Appeals court overturns NLRB ruling

IN A VICTORY for workers — and happy hour lovers everywhere — the D.C. Circuit Court of Appeals ruled February 2 that the National Labor Relations Board (NLRB) erred when it supported a policy by Guardsmark LLC that would have banned off-duty “fraternizing” by co-workers.

The case first drew national attention in the summer of 2005, when Guardsmark won an NLRB decision for a new policy that stated: “While on duty you must NOT . . . fraternize on duty or off-duty, date, or become overly friendly with the client’s employees or with co-employees.”

Critics of the NLRB decision were astounded and wondered if common social activities like happy hour and coffee breaks would become a thing of the past if the ruling stood and set a precedent.

Service Employees International Union (SEIU) Local 24/7, which represents Guardsmark security employees in San Francisco, appealed the decision, charging that the policy unlawfully restricts employees from exercising their rights under Section 7 of the National Labor Relations Act.

Section 7 allows workers “the right to self-organization, to form, join or assist labor organizations, to bargain collectively through representatives of their own choosing, and to engage in other concerted activities for the purpose of collective bargaining or other mutual aid or protection...”

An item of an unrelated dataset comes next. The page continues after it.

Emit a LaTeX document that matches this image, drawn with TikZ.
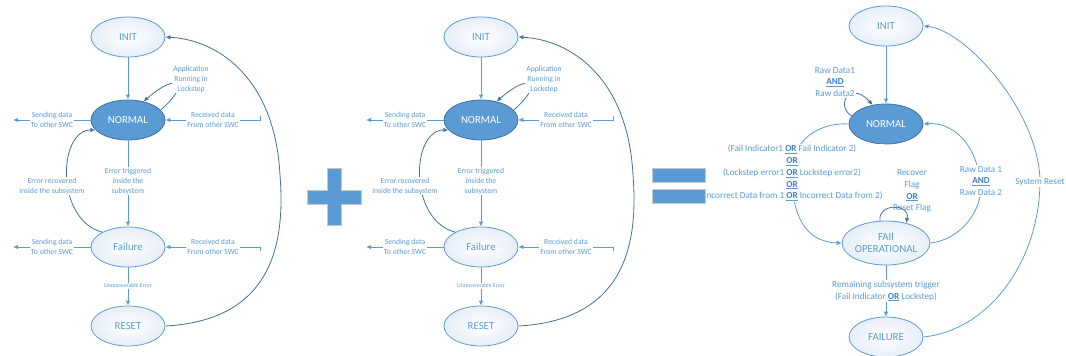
\documentclass[tikz,border=0pt]{standalone}
\usepackage{fontspec}
\setmainfont{Carlito}
\usetikzlibrary{shapes.geometric,arrows.meta}
\definecolor{cblue}{HTML}{5B9BD5}
\definecolor{cdark}{HTML}{41719C}
\definecolor{ctext}{HTML}{5B9BD5}
\definecolor{ckey}{HTML}{3F7FC0}
\definecolor{cpale}{HTML}{E6EEF8}
\newcommand\kwOR{\underline{\textbf{\color{ckey}OR}}}
\newcommand\kwAND{\underline{\textbf{\color{ckey}AND}}}
\tikzset{
  stbase/.style={ellipse, line width=0.8pt, minimum width=74pt, minimum height=40pt,
    inner sep=0pt, align=center, font=\fontsize{10.8}{12.5}\selectfont},
  state/.style={stbase, draw=cblue, inner color=white, outer color=cpale, text=ctext},
  activestate/.style={stbase, draw=cdark, fill=cblue, text=white},
  tipped/.style={-{Latex[length=5pt,width=4.5pt]}},
  flow/.style={draw=cblue, line width=0.8pt, tipped},
  curvearrow/.style={draw=cdark, line width=0.8pt, tipped},
  lightcurve/.style={draw=cblue, line width=0.8pt, tipped},
  lbl/.style={text=ctext, font=\fontsize{7.7}{10}\selectfont, align=center, fill=white, inner sep=1pt},
  biglbl/.style={lbl, font=\fontsize{9.2}{11.7}\selectfont},
  tinylbl/.style={lbl, font=\fontsize{5.8}{7}\selectfont},
  sign/.style={fill=cblue, draw=black!22, line width=1pt}
}
% one lockstep subsystem state machine
\newcommand\lockstepmachine{%
  \node[state] (init) at (128,37) {INIT};
  \node[activestate] (normal) at (128,120) {NORMAL};
  \node[state] (fail) at (128,247) {Failure};
  \node[state] (reset) at (128,326) {RESET};
  \coordinate (sendN) at (13,120);
  \coordinate (recvN) at (260,116);
  \coordinate (sendF) at (13,247);
  \coordinate (recvF) at (260,251);
  \draw[flow] (init.south) -- (normal.north);
  \draw[curvearrow] (normal.17) .. controls (190,85) and (180,70) .. (normal.50);
  \draw[flow] (normal.west) -- (sendN);
  \draw[flow] (recvN) -- (260,120) -- (normal.east);
  \draw[flow] (normal.south) -- (fail.north);
  \draw[curvearrow] (fail.150) .. controls (55,220) and (58,130) .. (normal.197);
  \draw[flow] (fail.west) -- (sendF);
  \draw[flow] (recvF) -- (260,247) -- (fail.east);
  \draw[flow] (fail.south) -- (reset.north);
  \draw[curvearrow] (reset.east) .. controls (275,320) and (285,240) .. (280,175)
     .. controls (275,80) and (220,40) .. (init.east);
  \node[lbl] (app) at (191,79) {Application\\Running in\\Lockstep};
  \node[lbl] (sendNl) at (52,120) {Sending data\\To other SWC};
  \node[lbl] (recvNl) at (213,120) {Received data\\From other SWC};
  \node[lbl] (errt) at (128,181) {Error triggered\\inside the\\subsystem};
  \node[lbl] (errr) at (52,186) {Error recovered\\inside the subsystem};
  \node[lbl] (sendFl) at (52,247) {Sending data\\To other SWC};
  \node[lbl] (recvFl) at (213,247) {Received data\\From other SWC};
  \node[tinylbl] (unrec) at (128,286) {Unrecoverable Error};
}
\begin{document}
\begin{tikzpicture}[x=1pt,y=-1pt]
  \useasboundingbox (0,0) rectangle (1066,356);
  \begin{scope}[name prefix=a-]
    \lockstepmachine
  \end{scope}
  \begin{scope}[xshift=353pt, name prefix=b-]
    \lockstepmachine
  \end{scope}
  % plus sign
  \draw[sign] (327.7,168.3) -- (341.7,168.3) -- (341.7,190) -- (361.7,190) -- (361.7,204.3)
    -- (341.7,204.3) -- (341.7,225.7) -- (327.7,225.7) -- (327.7,204.3) -- (307.7,204.3)
    -- (307.7,190) -- (327.7,190) -- cycle;
  % combined fail-operational state machine
  \node[state] (rinit) at (886,26) {INIT};
  \node[activestate] (rnormal) at (886,124) {NORMAL};
  \node[state, minimum width=80pt, minimum height=44pt] (rfo) at (886,243) {FAIl\\OPERATIONAL};
  \node[state] (rfailure) at (886,337) {FAILURE};
  \draw[flow] (rinit.south) -- (rnormal.north);
  \draw[curvearrow] (rnormal.167) .. controls (835,105) and (850,80) .. (rnormal.125);
  \draw[lightcurve] (rnormal.west) .. controls (820,122) and (790,140) .. (792,175)
     .. controls (792,215) and (805,242) .. (rfo.west);
  \draw[lightcurve] (rfo.east) .. controls (960,240) and (985,210) .. (980,180)
     .. controls (975,140) and (950,122) .. (rnormal.east);
  \draw[flow] (rfo.south) -- (rfailure.north);
  \draw[lightcurve] (rfailure.east) .. controls (990,330) and (1040,260) .. (1040,180)
     .. controls (1038,110) and (965,30) .. (rinit.east);
  \node[biglbl] (raw1) at (835,82) {Raw Data1\\\kwAND\\Raw data2};
  \node[biglbl] (cond) at (792,173) {(Fail Indicator1 \kwOR{} Fail Indicator 2)\\\kwOR\\(Lockstep error1 \kwOR{} Lockstep error2)\\\kwOR\\(Incorrect Data from 1 \kwOR{} Incorrect Data from 2)};
  \node[biglbl, fill=none] (recov) at (912,191) {Recover\\Flag\\\kwOR\\Reset Flag};
  \draw[curvearrow] (rfo.105) .. controls (877,203) and (911,203) .. (rfo.45);
  \node[biglbl] (raw2) at (981,181) {Raw Data 1\\\kwAND\\Raw Data 2};
  \node[biglbl] (remain) at (886,291) {Remaining subsystem trigger\\(Fail Indicator \kwOR{} Lockstep)};
  \node[biglbl] (sysreset) at (1040,182) {System Reset};
  % equals sign
  \draw[sign] (652.7,168.3) rectangle (705,182.7);
  \draw[sign] (652.7,189.3) rectangle (705,203.3);
\end{tikzpicture}
\end{document}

Guardsmark had argued that the policy was not intended to restrict employees from engaging in protected union activities but rather to prevent personal entanglements on the job. The company said that its employees would understand the intent. However, the Court disagreed, supporting the union’s contention that the policy’s use of the term “fraternize” could reasonably be construed as referring to fraternal organizations such as unions, and thus barring employees from discussing terms and conditions of employment on or off the job. Because the company’s policy infringed on the employees’ right to discuss terms and conditions of employment as guaranteed by Section 7 of the National Labor Relations Act, the Court ruled that the company’s policy was unlawfully overbroad.

The NLRB’s support of Guardsmark in this case has sparked widespread condemnation from many unions, educators, journalists, lawyers, and workers. When the story first broke, the Washington Postran a story with the headline, “Big Brother On and Off the Job.” The story stated: “On June 7 [2005] the three Republican appointees on the five-member board that regulates employer-employee relations in the United States handed down a remarkable ruling that expands the rights of employers to muck around in their workers’ lives when they’re off the job.”

Around the same time an activist group called American Rights at Work ran the headline, “Big Brother nixes happy hour.” Following the recent appeals court decision overturning the NLRB ruling, Americans at Work stated: “While we should all meet up after work to celebrate this decision, it’s a sad day when a higher court has to save workers’ rights from destruction from the agency created to protect them.”